Bisnis.com, JAKARTA — Otoritas Jasa Keuangan (OJK) menilai bahwa penyelesaian kasus AJB Bumiputera 1912 memerlukan putusan pengadilan, dalam menentukan siapa pihak yang berwenang mewakili kepentingan pemegang polis. Hal tersebut karena Bumiputera merupakan perusahaan berbentuk usaha bersama atau mutual.
Hal tersebut disampaikan oleh Ketua Dewan Komisioner OJK Wimboh Santoso menanggapi perkembangan polemik Bumiputera, yang mengalami gagal bayar dan kekosongan organ-organ manajemen. Jumlah direksi definitif Bumiputera saat ini kurang dari ketentuan minimal, demikian pula jumlah Badan Perwakilan Anggota (BPA).
BPA berperan sebagai perwakilan pemegang polis dalam mengawasi dan menentukan kebijakan strategis Bumiputera, yang terdiri dari 11 daerah pemilihan (dapil) di seluruh Indonesia. Saat ini, hanya terdapat tiga anggota BPA dan Ketuanya, Nurhasanah, ditetapkan sebagai tersangka karena melanggar perintah OJK.
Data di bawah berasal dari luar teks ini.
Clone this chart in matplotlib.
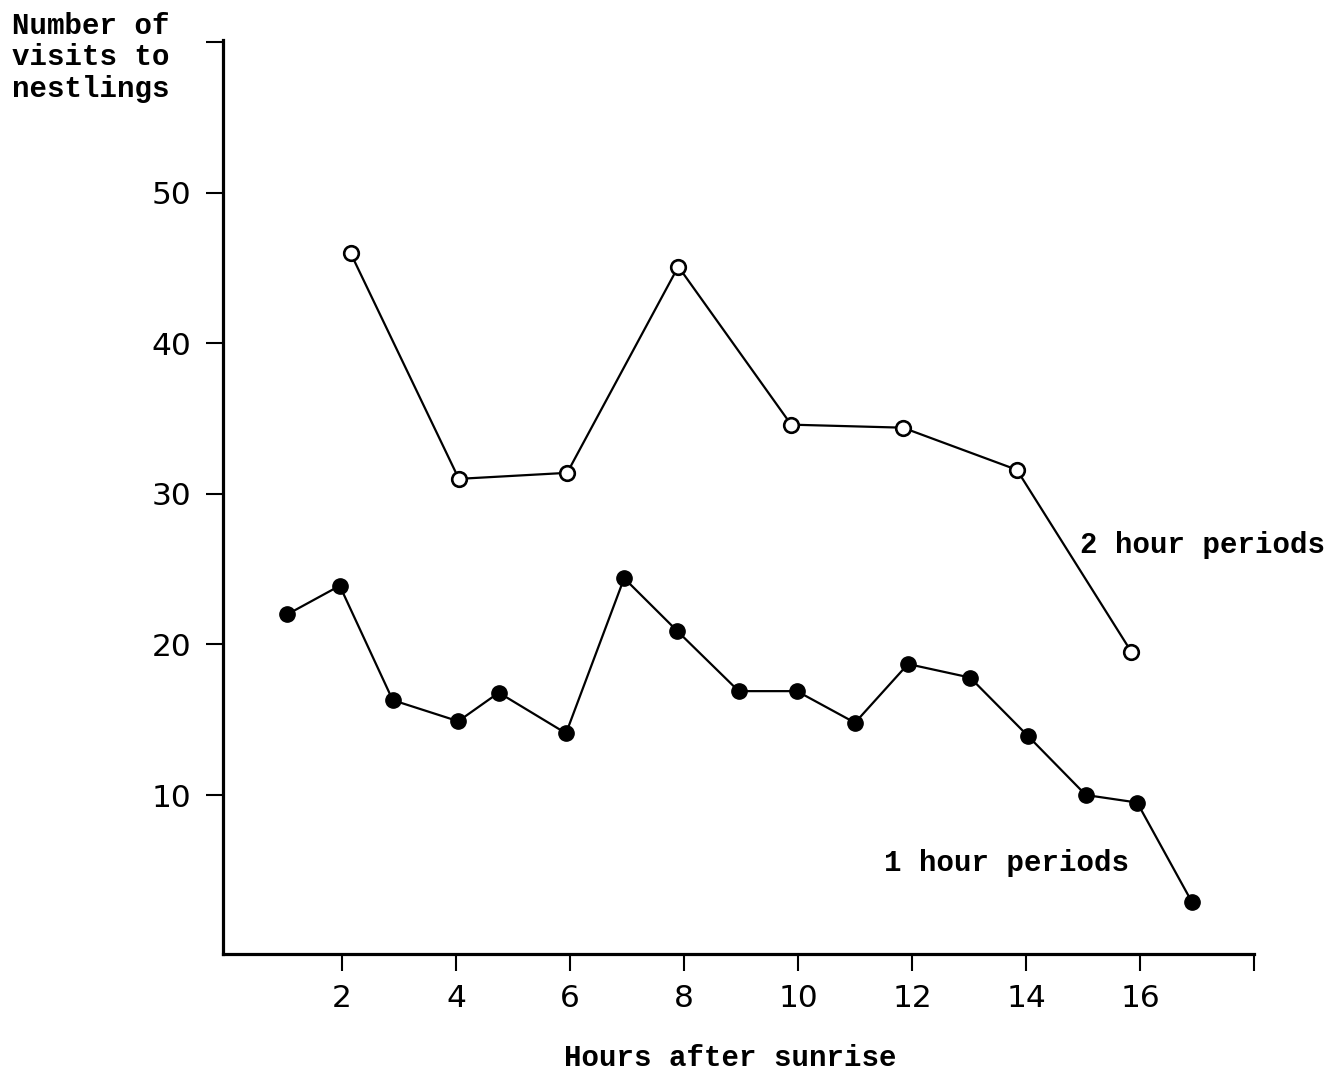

Wimboh menilai bahwa para pemegang polis harus mengetahui kondisi dan struktur Bumiputera yang merupakan perusahaan mutual. Dalam perusahaan asuransi berbentuk usaha bersama, pemegang polis adalah pemegang saham atau pemilik dari perusahaan, sehingga bisa turut bersuara atas keputusan perusahaan.
"Itu harus dikasih tahu semua pemegang polis bahwa [Bumiputera adalah] mutual. Mutual itu artinya pemegang polis juga pemlik. OJK harus bicara dengan BPA," ujar Wimboh pada Minggu (8/8/2021).
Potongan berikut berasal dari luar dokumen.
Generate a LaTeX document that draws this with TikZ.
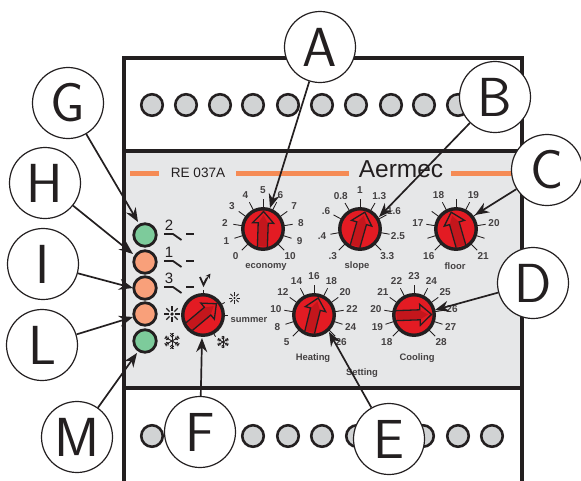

Menurutnya, perlu terdapat dialog antara para pemegang polis selaku pemilik bumiputera dengan diwakili oleh BPA dengan OJK. Namun, saat ini BPA dinilai ada dalam kondisi vakum karena jumlah anggotanya yang di bawah ketentuan dan telah melewati masa jabatan.
Nurhasanah menjabat sebagai Ketua BPA hingga 2020, tetapi sejak habisnya masa jabatan itu belum kunjung terdapat pemilihan angota BPA, yang kini bernama Rapat Umum Anggota (RUA). Nurhasanah pun tercatat menjalankan sidang dan mengikuti berbagai rapat sebagai ketua, meski telah melewati masa jabatannya.
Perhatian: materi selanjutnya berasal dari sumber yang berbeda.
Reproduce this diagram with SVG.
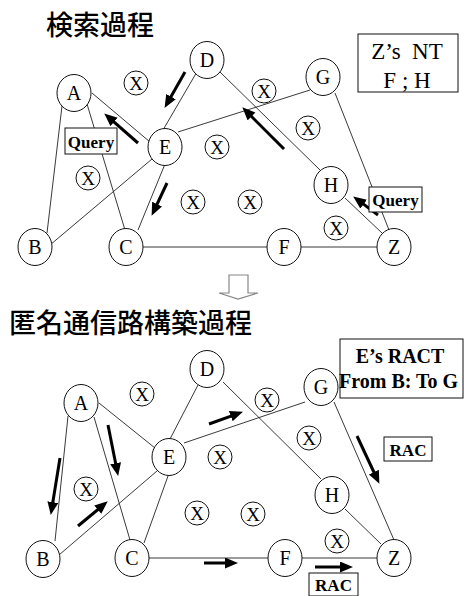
<svg xmlns="http://www.w3.org/2000/svg" width="464" height="596" viewBox="0 0 464 596">
<style>
.edge{stroke:#222;stroke-width:0.9;fill:none}
.arr{stroke:#000;stroke-width:3;fill:none;marker-end:url(#ah)}
.nd{fill:#fff;stroke:#111;stroke-width:1}
.nt{font-family:"Liberation Serif",serif;font-size:20px;text-anchor:middle;fill:#000}
.xt{font-family:"Liberation Serif",serif;font-size:19px;text-anchor:middle;fill:#000}
.box{fill:#fff;stroke:#111;stroke-width:1}
.bt{font-family:"Liberation Serif",serif;font-weight:bold;font-size:17px;text-anchor:middle;fill:#000}
.title{font-family:"Noto Sans CJK JP","Noto Sans CJK SC",sans-serif;font-size:27px;font-weight:500;fill:#000}
</style>
<defs>
<marker id="ah" markerUnits="userSpaceOnUse" markerWidth="15" markerHeight="12" refX="1" refY="5.5" orient="auto">
<path d="M0,0 L13,5.5 L0,11 z" fill="#000"/>
</marker>
</defs>

<text class="title" x="46" y="35">検索過程</text>
<text class="title" x="9" y="333">匿名通信路構築過程</text>

<g id="connectors">
<!-- top -->
<line class="edge" x1="62" y1="106" x2="47" y2="233"/>
<line class="edge" x1="87" y1="104" x2="125" y2="230"/>
<line class="edge" x1="92" y1="93" x2="150" y2="142"/>
<line class="edge" x1="50" y1="245" x2="152" y2="159"/>
<line class="edge" x1="138" y1="230" x2="165" y2="164"/>
<line class="edge" x1="143" y1="247" x2="267" y2="247"/>
<line class="edge" x1="301" y1="247" x2="377" y2="247"/>
<line class="edge" x1="198" y1="70" x2="163" y2="130"/>
<line class="edge" x1="220" y1="72" x2="321" y2="171"/>
<line class="edge" x1="178" y1="132" x2="310" y2="90"/>
<line class="edge" x1="335" y1="93" x2="389" y2="230"/>
<line class="edge" x1="345" y1="198" x2="382" y2="233"/>
<!-- bottom -->
<line class="edge" x1="68" y1="416" x2="55" y2="541"/>
<line class="edge" x1="94" y1="417" x2="130" y2="540"/>
<line class="edge" x1="99" y1="403" x2="155" y2="448"/>
<line class="edge" x1="59" y1="555" x2="157" y2="471"/>
<line class="edge" x1="144" y1="543" x2="168" y2="476"/>
<line class="edge" x1="148" y1="558" x2="268" y2="558"/>
<line class="edge" x1="302" y1="558" x2="377" y2="558"/>
<line class="edge" x1="198" y1="385" x2="170" y2="439"/>
<line class="edge" x1="223" y1="382" x2="321" y2="479"/>
<line class="edge" x1="184" y1="443" x2="305" y2="402"/>
<line class="edge" x1="334" y1="402" x2="394" y2="540"/>
<line class="edge" x1="345" y1="509" x2="381" y2="544"/>
</g>

<g id="arrows">
<line class="arr" x1="138" y1="143" x2="113.3" y2="121.3"/>
<line class="arr" x1="185" y1="72" x2="170.5" y2="97.5"/>
<line class="arr" x1="167" y1="183" x2="156.7" y2="205"/>
<line class="arr" x1="284" y1="149" x2="250.8" y2="115.8"/>
<line class="arr" x1="378" y1="215" x2="362.8" y2="203.6"/>
<line class="arr" x1="60" y1="458" x2="52.7" y2="503.1"/>
<line class="arr" x1="108" y1="425" x2="115.8" y2="464.2"/>
<line class="arr" x1="78" y1="526" x2="98.5" y2="509"/>
<line class="arr" x1="209" y1="424" x2="231.7" y2="415.8"/>
<line class="arr" x1="204" y1="563" x2="226" y2="563"/>
<line class="arr" x1="315" y1="567" x2="341" y2="567"/>
<line class="arr" x1="357" y1="436" x2="374.3" y2="473"/>
</g>

<g id="down-arrow">
<polygon points="229,275 248,275 248,293 258,293 238,299 219,293 229,293" fill="#fff" stroke="#888" stroke-width="1.2"/>
</g>

<!-- top nodes -->
<g id="tA"><ellipse class="nd" cx="74" cy="93" rx="17" ry="18.5"/><text class="nt" x="74" y="100">A</text></g>
<g id="tD"><ellipse class="nd" cx="207" cy="60" rx="17" ry="18.5"/><text class="nt" x="207" y="67">D</text></g>
<g id="tE"><ellipse class="nd" cx="165" cy="147" rx="17" ry="18.5"/><text class="nt" x="165" y="154">E</text></g>
<g id="tG"><ellipse class="nd" cx="323" cy="77" rx="17" ry="18.5"/><text class="nt" x="323" y="84">G</text></g>
<g id="tH"><ellipse class="nd" cx="331" cy="185" rx="17" ry="18.5"/><text class="nt" x="331" y="192">H</text></g>
<g id="tB"><ellipse class="nd" cx="35" cy="247" rx="17" ry="18.5"/><text class="nt" x="35" y="254">B</text></g>
<g id="tC"><ellipse class="nd" cx="126" cy="247" rx="17" ry="18.5"/><text class="nt" x="126" y="254">C</text></g>
<g id="tF"><ellipse class="nd" cx="284" cy="247" rx="17" ry="18.5"/><text class="nt" x="284" y="254">F</text></g>
<g id="tZ"><ellipse class="nd" cx="394" cy="247" rx="17" ry="18.5"/><text class="nt" x="394" y="254">Z</text></g>
<g id="tX1"><circle class="nd" cx="136" cy="83" r="12"/><text class="xt" x="136" y="90">X</text></g>
<g id="tX2"><circle class="nd" cx="264" cy="91" r="12"/><text class="xt" x="264" y="98">X</text></g>
<g id="tX3"><circle class="nd" cx="308" cy="128" r="12"/><text class="xt" x="308" y="135">X</text></g>
<g id="tX4"><circle class="nd" cx="217" cy="147" r="12"/><text class="xt" x="217" y="154">X</text></g>
<g id="tX5"><circle class="nd" cx="88" cy="178" r="12"/><text class="xt" x="88" y="185">X</text></g>
<g id="tX6"><circle class="nd" cx="193" cy="202" r="12"/><text class="xt" x="193" y="209">X</text></g>
<g id="tX7"><circle class="nd" cx="250" cy="202" r="12"/><text class="xt" x="250" y="209">X</text></g>
<g id="tX8"><circle class="nd" cx="336" cy="228" r="12"/><text class="xt" x="336" y="235">X</text></g>

<g id="query1"><rect class="box" x="65" y="128" width="52" height="26"/><text class="bt" x="91" y="148">Query</text></g>
<g id="query2"><rect class="box" x="369" y="187" width="53" height="25"/><text class="bt" x="395.5" y="206">Query</text></g>
<g id="zs-nt"><rect class="box" x="358" y="34" width="100" height="58"/>
<text class="nt" style="font-size:23px;white-space:pre" x="407" y="59">Z’s  NT</text>
<text class="nt" style="font-size:23px;white-space:pre" x="407" y="88">F ; H</text></g>

<!-- bottom nodes -->
<g id="bA"><ellipse class="nd" cx="81" cy="403" rx="17" ry="18.5"/><text class="nt" x="81" y="410">A</text></g>
<g id="bD"><ellipse class="nd" cx="207" cy="369" rx="17" ry="18.5"/><text class="nt" x="207" y="376">D</text></g>
<g id="bE"><ellipse class="nd" cx="169" cy="457" rx="17" ry="18.5"/><text class="nt" x="169" y="464">E</text></g>
<g id="bG"><ellipse class="nd" cx="321" cy="387" rx="17" ry="18.5"/><text class="nt" x="321" y="394">G</text></g>
<g id="bH"><ellipse class="nd" cx="332" cy="495" rx="17" ry="18.5"/><text class="nt" x="332" y="502">H</text></g>
<g id="bB"><ellipse class="nd" cx="43" cy="559" rx="17" ry="18.5"/><text class="nt" x="43" y="566">B</text></g>
<g id="bC"><ellipse class="nd" cx="132" cy="558" rx="17" ry="18.5"/><text class="nt" x="132" y="565">C</text></g>
<g id="bF"><ellipse class="nd" cx="285" cy="558" rx="17" ry="18.5"/><text class="nt" x="285" y="565">F</text></g>
<g id="bZ"><ellipse class="nd" cx="394" cy="558" rx="17" ry="18.5"/><text class="nt" x="394" y="565">Z</text></g>
<g id="bX1"><circle class="nd" cx="142" cy="394" r="12"/><text class="xt" x="142" y="401">X</text></g>
<g id="bX2"><circle class="nd" cx="267" cy="400" r="12"/><text class="xt" x="267" y="407">X</text></g>
<g id="bX3"><circle class="nd" cx="309" cy="438" r="12"/><text class="xt" x="309" y="445">X</text></g>
<g id="bX4"><circle class="nd" cx="220" cy="457" r="12"/><text class="xt" x="220" y="464">X</text></g>
<g id="bX5"><circle class="nd" cx="86" cy="489" r="12"/><text class="xt" x="86" y="496">X</text></g>
<g id="bX6"><circle class="nd" cx="197" cy="513" r="12"/><text class="xt" x="197" y="520">X</text></g>
<g id="bX7"><circle class="nd" cx="253" cy="514" r="12"/><text class="xt" x="253" y="521">X</text></g>
<g id="bX8"><circle class="nd" cx="337" cy="541" r="12"/><text class="xt" x="337" y="548">X</text></g>

<g id="ract"><rect class="box" x="340" y="339" width="123" height="59"/>
<text class="bt" style="font-size:20px" x="400" y="363">E’s RACT</text>
<text class="bt" style="font-size:20px;text-anchor:start" x="339" y="388">From B: To G</text></g>
<g id="rac1"><rect class="box" x="384" y="437" width="48" height="24"/><text class="bt" x="408" y="456">RAC</text></g>
<g id="rac2"><rect class="box" x="309" y="573" width="49" height="23"/><text class="bt" x="333.5" y="591">RAC</text></g>
</svg>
Wimboh pun menilai bahwa berbagai polemik yang terjadi di Bumiputera harus dibawa ke pengadilan, khususnya untuk menetapkan hal-hal yang tepat di mata hukum, seperti status dan kewenangan BPA. Tanpa adanya putusan pengadilan, berbagai kebijakan yang dilakukan Bumiputera bisa memiliki posisi hukum yang kurang kuat atau justru tidak sesuai dengan ketentuan.
"Ini BPA vakum, maka kami minta ajukan BPA ke pengadilan, baru nanti bicara. Semua pemilik kami ajak bicara," ujarnya.
Berdasarkan Anggaran Dasar (AD) Bumiputera, seluruh aspirasi pemegang polis atau pemilik perusahaan harus disampaikan oleh BPA. Oleh karena itu, ketetapan hukum menjadi aspek penting agar penyelamatan Bumiputera dapat dilakukan dan penyehatan keuangan bisa berjalan.
"Semua itu yang ngomong mewakili BPA. Terus ini gimana? Ya gitu, saya rasa komunikasi sangat penting. Ini pemilik wakilnya mana. Makanya pengadilan kami minta menentukan wakil dengan kami," ujar Wimboh.